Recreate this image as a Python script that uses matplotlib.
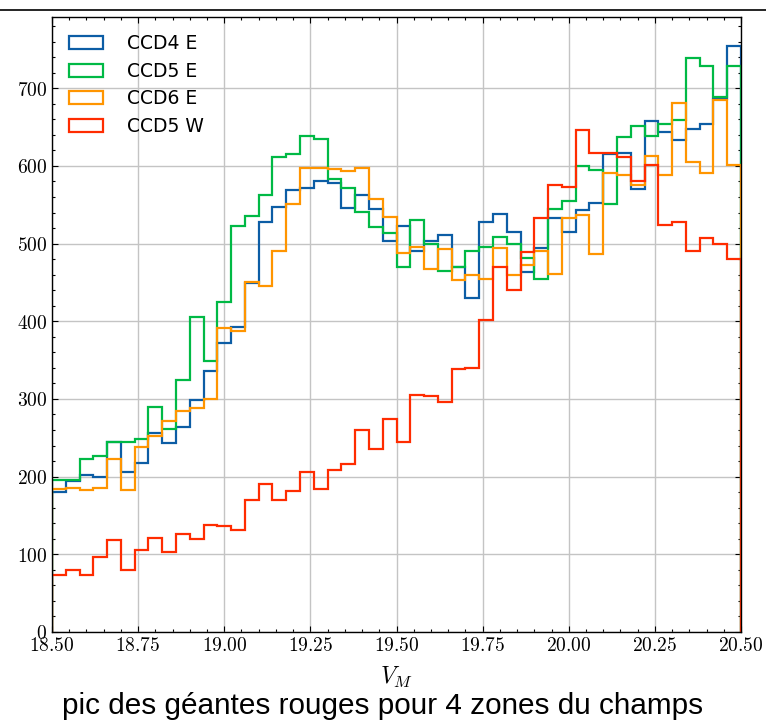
import numpy as np
import matplotlib
matplotlib.use("Agg")
from matplotlib import pyplot as plt
from matplotlib.ticker import MultipleLocator, FuncFormatter
from matplotlib.lines import Line2D

plt.rcParams["mathtext.fontset"] = "cm"

# bin edges in V_M (0.04 mag bins)
edges = np.linspace(18.5, 20.5, 51)
centers = 0.5 * (edges[:-1] + edges[1:])

ccd4_e = [180, 194, 202, 200, 244, 206, 218, 256, 243, 264,
          298, 336, 372, 393, 449, 528, 547, 569, 571, 580,
          578, 546, 563, 545, 503, 523, 490, 503, 511, 470,
          430, 528, 538, 515, 464, 494, 533, 515, 543, 552,
          615, 616, 570, 658, 644, 633, 648, 654, 686, 754]
ccd5_e = [196, 196, 223, 226, 244, 245, 248, 289, 261, 325,
          406, 349, 425, 523, 536, 563, 612, 615, 638, 634,
          583, 571, 541, 521, 513, 470, 531, 500, 465, 470,
          490, 495, 508, 500, 481, 455, 545, 555, 600, 595,
          551, 637, 651, 639, 654, 659, 739, 728, 689, 729]
ccd6_e = [184, 185, 183, 185, 223, 183, 238, 252, 272, 284,
          288, 300, 391, 387, 450, 445, 490, 551, 597, 597,
          596, 593, 597, 558, 534, 488, 495, 467, 493, 453,
          460, 454, 494, 460, 473, 491, 461, 533, 537, 486,
          591, 588, 576, 613, 588, 681, 605, 591, 685, 601]
ccd5_w = [73, 80, 73, 97, 119, 80, 106, 121, 103, 126,
          120, 138, 137, 131, 170, 191, 170, 181, 206, 184,
          208, 216, 260, 235, 274, 244, 305, 304, 296, 338,
          340, 402, 470, 440, 489, 533, 576, 573, 646, 616,
          617, 611, 581, 601, 524, 528, 490, 507, 500, 480]

series = [("CCD4 E", ccd4_e, "#0C5DA5"),
          ("CCD5 E", ccd5_e, "#00B945"),
          ("CCD6 E", ccd6_e, "#FF9500"),
          ("CCD5 W", ccd5_w, "#FF2C00")]

fig = plt.figure(figsize=(7.66, 7.26), dpi=100)
ax = fig.add_axes([0.0679, 0.1295, 0.8995, 0.8471])

for label, counts, color in series:
    ax.hist(centers, bins=edges, weights=counts, histtype="step",
            color=color, linewidth=1.6, label=label)

ax.set_xlim(18.5, 20.5)
ax.xaxis.set_major_locator(MultipleLocator(0.25))
ax.xaxis.set_minor_locator(MultipleLocator(0.05))
ax.yaxis.set_major_locator(MultipleLocator(100))
ax.yaxis.set_minor_locator(MultipleLocator(20))
ax.xaxis.set_major_formatter(FuncFormatter(lambda v, p: f"${v:.2f}$"))
ax.yaxis.set_major_formatter(FuncFormatter(lambda v, p: f"${v:.0f}$"))
ax.tick_params(which="both", direction="in", top=True, right=True,
               labelsize=14, width=0.8)
ax.tick_params(which="major", length=4)
ax.tick_params(which="minor", length=2)
ax.tick_params(axis="x", pad=3)
ax.grid(True, which="major", color="#c4c4c4", linewidth=1.0)
ax.set_axisbelow(True)
for sp in ax.spines.values():
    sp.set_linewidth(1.0)

ax.set_xlabel("$V_M$", fontsize=17, labelpad=7)

leg = ax.legend(loc="upper left", frameon=False, fontsize=13.5,
                handlelength=1.8, handletextpad=1.3, labelspacing=0.47)

# caption under the plot and rule across the top
fig.text(0.5, 0.028, "pic des géantes rouges pour 4 zones du champs",
         ha="center", va="center", fontsize=21.4, family="Liberation Sans")
fig.add_artist(Line2D([0, 1], [1 - 9.5 / 726, 1 - 9.5 / 726],
                      color="black", linewidth=1.2, transform=fig.transFigure))

fig.savefig("out.png", dpi=100)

## YOUR TASK
Report how many lines of the listing hold the word "matplotlib", with nothing but the number.

## EXERCISE RESULT
6